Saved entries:
■ ■ ■
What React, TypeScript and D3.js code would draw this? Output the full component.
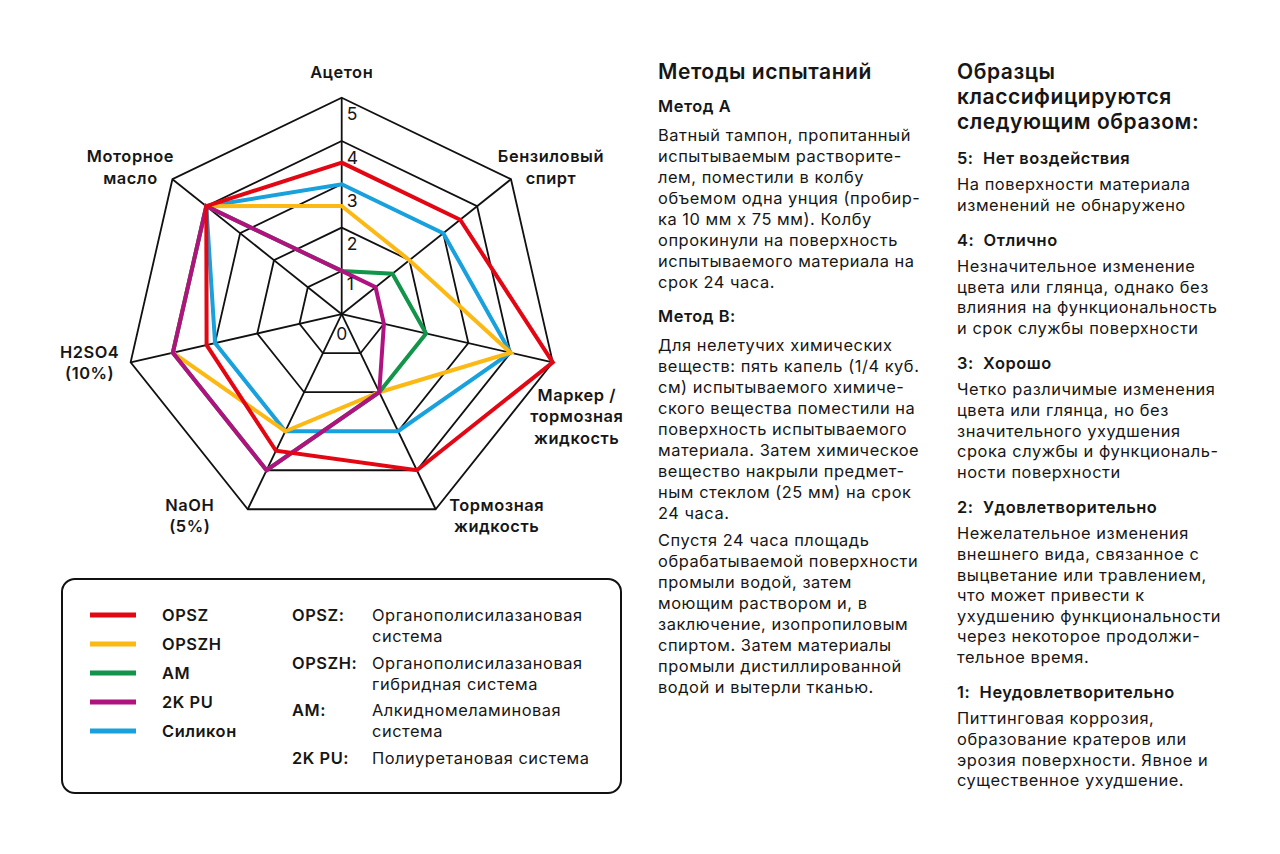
import * as d3 from 'd3';

// axes, clockwise from the top
const axisNames = [
	'Ацетон',
	'Бензиловый спирт',
	'Маркер / тормозная жидкость',
	'Тормозная жидкость',
	'NaOH (5%)',
	'H2SO4 (10%)',
	'Моторное масло',
];
const axisLabelLines = [
	['Ацетон'],
	['Бензиловый', 'спирт'],
	['Маркер /', 'тормозная', 'жидкость'],
	['Тормозная', 'жидкость'],
	['NaOH', '(5%)'],
	['H2SO4', '(10%)'],
	['Моторное', 'масло'],
];
const ringTicks = [0, 1, 2, 3, 4, 5];

const seriesNames = ['OPSZ', 'OPSZH', 'AM', '2K PU', 'Силикон'];
const opszValues = [3.5, 3.5, 5, 4, 3.5, 3.2, 4];
const opszhValues = [2.5, 2, 4, 2, 3, 4, 4];
const amValues = [1, 1.5, 2, 2, 4, 4, 4];
const pu2kValues = [1, 1, 1, 2, 4, 4, 4];
const siliconValues = [3, 3, 4, 3, 3, 3, 4];

const systemKeys = ['OPSZ:', 'OPSZH:', 'AM:', '2K PU:'];
const systemNames = [
	['Органополисилазановая', 'система'],
	['Органополисилазановая', 'гибридная система'],
	['Алкидномеламиновая', 'система'],
	['Полиуретановая система'],
];

const methodsTitle = 'Методы испытаний';
const methodAHead = 'Метод А';
const methodALines = [
	'Ватный тампон, пропитанный',
	'испытываемым растворите-',
	'лем, поместили в колбу',
	'объемом одна унция (пробир-',
	'ка 10 мм х 75 мм). Колбу',
	'опрокинули на поверхность',
	'испытываемого материала на',
	'срок 24 часа.',
];
const methodBHead = 'Метод В:';
const methodBLines = [
	'Для нелетучих химических',
	'веществ: пять капель (1/4 куб.',
	'см) испытываемого химиче-',
	'ского вещества поместили на',
	'поверхность испытываемого',
	'материала. Затем химическое',
	'вещество накрыли предмет-',
	'ным стеклом (25 мм) на срок',
	'24 часа.',
];
const afterLines = [
	'Спустя 24 часа площадь',
	'обрабатываемой поверхности',
	'промыли водой, затем',
	'моющим раствором и, в',
	'заключение, изопропиловым',
	'спиртом. Затем материалы',
	'промыли дистиллированной',
	'водой и вытерли тканью.',
];

const gradesTitle = ['Образцы', 'классифицируются', 'следующим образом:'];
const gradeHeads = [
	'5:  Нет воздействия',
	'4:  Отлично',
	'3:  Хорошо',
	'2:  Удовлетворительно',
	'1:  Неудовлетворительно',
];
const gradeLines = [
	['На поверхности материала', 'изменений не обнаружено'],
	[
		'Незначительное изменение',
		'цвета или глянца, однако без',
		'влияния на функциональность',
		'и срок службы поверхности',
	],
	[
		'Четко различимые изменения',
		'цвета или глянца, но без',
		'значительного ухудшения',
		'срока службы и функциональ-',
		'ности поверхности',
	],
	[
		'Нежелательное изменения',
		'внешнего вида, связанное с',
		'выцветание или травлением,',
		'что может привести к',
		'ухудшению функциональности',
		'через некоторое продолжи-',
		'тельное время.',
	],
	[
		'Питтинговая коррозия,',
		'образование кратеров или',
		'эрозия поверхности. Явное и',
		'существенное ухудшение.',
	],
];

const colors = ['#e30613', '#fcb813', '#12944a', '#b0137f', '#18a1dc'];
const FONT = 'Inter, "Noto Sans", sans-serif';
const INK = '#161616';
const BODY = 16.4;
const SPACING = 0.55;

const cx = 341.7;
const cy = 314.2;
const R = 216.5;

// label block offsets from the outer vertex (layout only)
const labelNudge: [number, number][] = [
	[0, -26],
	[40, -12],
	[24, 54],
	[61, 6],
	[-58, 6],
	[-41, 0],
	[-42, -12],
];

export default function App() {
	const values = [opszValues, opszhValues, amValues, pu2kValues, siliconValues];
	const n = axisNames.length;
	const rScale = d3.scaleLinear().domain([0, 5]).range([0, R]);
	const angle = d3
		.scalePoint<number>()
		.domain(d3.range(n + 1))
		.range([0, 2 * Math.PI]);

	const pt = (i: number, v: number) => {
		const a = angle(i)!;
		return [cx + rScale(v) * Math.sin(a), cy - rScale(v) * Math.cos(a)];
	};

	const radial = d3
		.lineRadial<number>()
		.angle((_, i) => angle(i)!)
		.radius((d) => rScale(d))
		.curve(d3.curveLinearClosed);

	const drawOrder = [4, 1, 2, 3, 0];
	const lh2 = 21;
	const lh3 = 20.6;

	let y3 = 158;
	const gradeBlocks = gradeHeads.map((h, gi) => {
		const headY = y3;
		const bodyY = headY + 26;
		y3 = bodyY + (gradeLines[gi].length - 1) * lh3 + 35.5;
		return { h, headY, bodyY, lines: gradeLines[gi] };
	});

	return (
		<svg
			width={1280}
			height={854}
			style={{ position: 'absolute', left: 0, top: 0, background: '#fff' }}
			fontFamily={FONT}
			letterSpacing={SPACING}
		>
			<g className="grid">
				{ringTicks.slice(1).map((t) => (
					<path
						key={t}
						d={radial(d3.range(n).map(() => t))!}
						transform={`translate(${cx},${cy})`}
						fill="none"
						stroke="#111"
						strokeWidth={1.8}
						strokeLinejoin="miter"
					/>
				))}
				{d3.range(n).map((i) => {
					const [x, y] = pt(i, 5);
					return (
						<line
							key={i}
							x1={cx}
							y1={cy}
							x2={x}
							y2={y}
							stroke="#111"
							strokeWidth={1.8}
						/>
					);
				})}
			</g>

			<g className="series">
				{drawOrder.map((s) => (
					<path
						key={s}
						d={radial(values[s])!}
						transform={`translate(${cx},${cy})`}
						fill="none"
						stroke={colors[s]}
						strokeWidth={4}
						strokeLinejoin="miter"
					/>
				))}
			</g>

			<g className="ring-labels" fontSize={17.5} fill={INK} letterSpacing={0}>
				{ringTicks.map((t) =>
					t === 0 ? (
						<text
							key={t}
							x={cx}
							y={cy + 19}
							textAnchor="middle"
							dominantBaseline="central"
						>
							{t}
						</text>
					) : (
						<text
							key={t}
							x={cx + 5}
							y={cy - rScale(t) + (t === 1 ? 13 : 16)}
							dominantBaseline="central"
						>
							{t}
						</text>
					),
				)}
			</g>

			<g className="axis-labels" fontSize={16.4} fontWeight={600} fill={INK}>
				{axisLabelLines.map((lines, i) => {
					const [x, y] = pt(i, 5);
					const [dx, dy] = labelNudge[i];
					const y0 = y + dy - ((lines.length - 1) * 21.5) / 2;
					return lines.map((l, k) => (
						<text
							key={`${i}-${k}`}
							x={x + dx}
							y={y0 + k * 21.5}
							textAnchor="middle"
							dominantBaseline="central"
						>
							{l}
						</text>
					));
				})}
			</g>

			<g className="legend">
				<rect
					x={62}
					y={579}
					width={559}
					height={214}
					rx={13}
					fill="none"
					stroke="#111"
					strokeWidth={2}
				/>
				{seriesNames.map((name, i) => (
					<g key={name} transform={`translate(0,${615 + i * 29})`}>
						<line
							x1={90}
							x2={136}
							y1={0}
							y2={0}
							stroke={colors[i]}
							strokeWidth={5}
						/>
						<text
							x={162}
							y={0}
							dominantBaseline="central"
							fontSize={BODY}
							fontWeight={600}
							fill={INK}
						>
							{name}
						</text>
					</g>
				))}
				{systemKeys.map((k, i) => (
					<g key={k} transform={`translate(0,${615 + i * 47.7})`}>
						<text
							x={292}
							y={0}
							dominantBaseline="central"
							fontSize={BODY}
							fontWeight={600}
							fill={INK}
						>
							{k}
						</text>
						{systemNames[i].map((l, j) => (
							<text
								key={j}
								x={372}
								y={j * 21}
								dominantBaseline="central"
								fontSize={BODY}
								fill={INK}
							>
								{l}
							</text>
						))}
					</g>
				))}
			</g>

			<g className="methods" fill={INK}>
				<text x={658} y={71} fontSize={21} fontWeight={600} dominantBaseline="central">
					{methodsTitle}
				</text>
				<text x={658} y={106} fontSize={BODY} fontWeight={600} dominantBaseline="central">
					{methodAHead}
				</text>
				{methodALines.map((l, i) => (
					<text key={`a${i}`} x={658} y={135 + i * lh2} fontSize={BODY} dominantBaseline="central">
						{l}
					</text>
				))}
				<text x={658} y={316} fontSize={BODY} fontWeight={600} dominantBaseline="central">
					{methodBHead}
				</text>
				{methodBLines.map((l, i) => (
					<text key={`b${i}`} x={658} y={345 + i * lh2} fontSize={BODY} dominantBaseline="central">
						{l}
					</text>
				))}
				{afterLines.map((l, i) => (
					<text key={`c${i}`} x={658} y={540 + i * lh2} fontSize={BODY} dominantBaseline="central">
						{l}
					</text>
				))}
			</g>

			<g className="grades" fill={INK}>
				{gradesTitle.map((l, i) => (
					<text
						key={l}
						x={957}
						y={71 + i * 25}
						fontSize={21}
						fontWeight={600}
						dominantBaseline="central"
					>
						{l}
					</text>
				))}
				{gradeBlocks.map((b) => (
					<g key={b.h}>
						<text
							x={957}
							y={b.headY}
							fontSize={BODY}
							fontWeight={600}
							dominantBaseline="central"
							style={{ whiteSpace: 'pre' }}
						>
							{b.h}
						</text>
						{b.lines.map((l, j) => (
							<text
								key={j}
								x={957}
								y={b.bodyY + j * lh3}
								fontSize={BODY}
								dominantBaseline="central"
							>
								{l}
							</text>
						))}
					</g>
				))}
			</g>
		</svg>
	);
}
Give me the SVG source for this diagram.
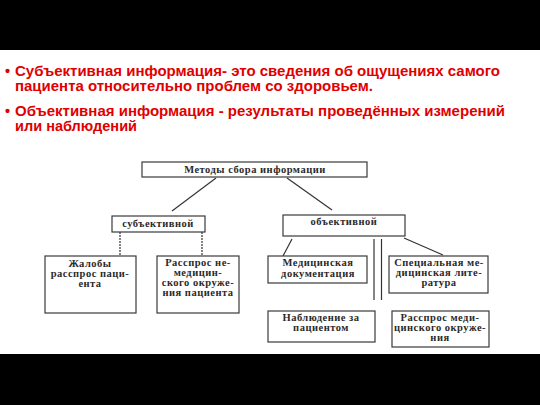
■ ■ ■
**TASK DETAILS**
Leave out the pictures and repeat the lines from the start of the material through the line with "const ringTicks = [0, 1, 2, 3, 4, 5];", inclusive.

**EXPECTED ANSWER**
What React, TypeScript and D3.js code would draw this? Output the full component.
import * as d3 from 'd3';

// axes, clockwise from the top
const axisNames = [
	'Ацетон',
	'Бензиловый спирт',
	'Маркер / тормозная жидкость',
	'Тормозная жидкость',
	'NaOH (5%)',
	'H2SO4 (10%)',
	'Моторное масло',
];
const axisLabelLines = [
	['Ацетон'],
	['Бензиловый', 'спирт'],
	['Маркер /', 'тормозная', 'жидкость'],
	['Тормозная', 'жидкость'],
	['NaOH', '(5%)'],
	['H2SO4', '(10%)'],
	['Моторное', 'масло'],
];
const ringTicks = [0, 1, 2, 3, 4, 5];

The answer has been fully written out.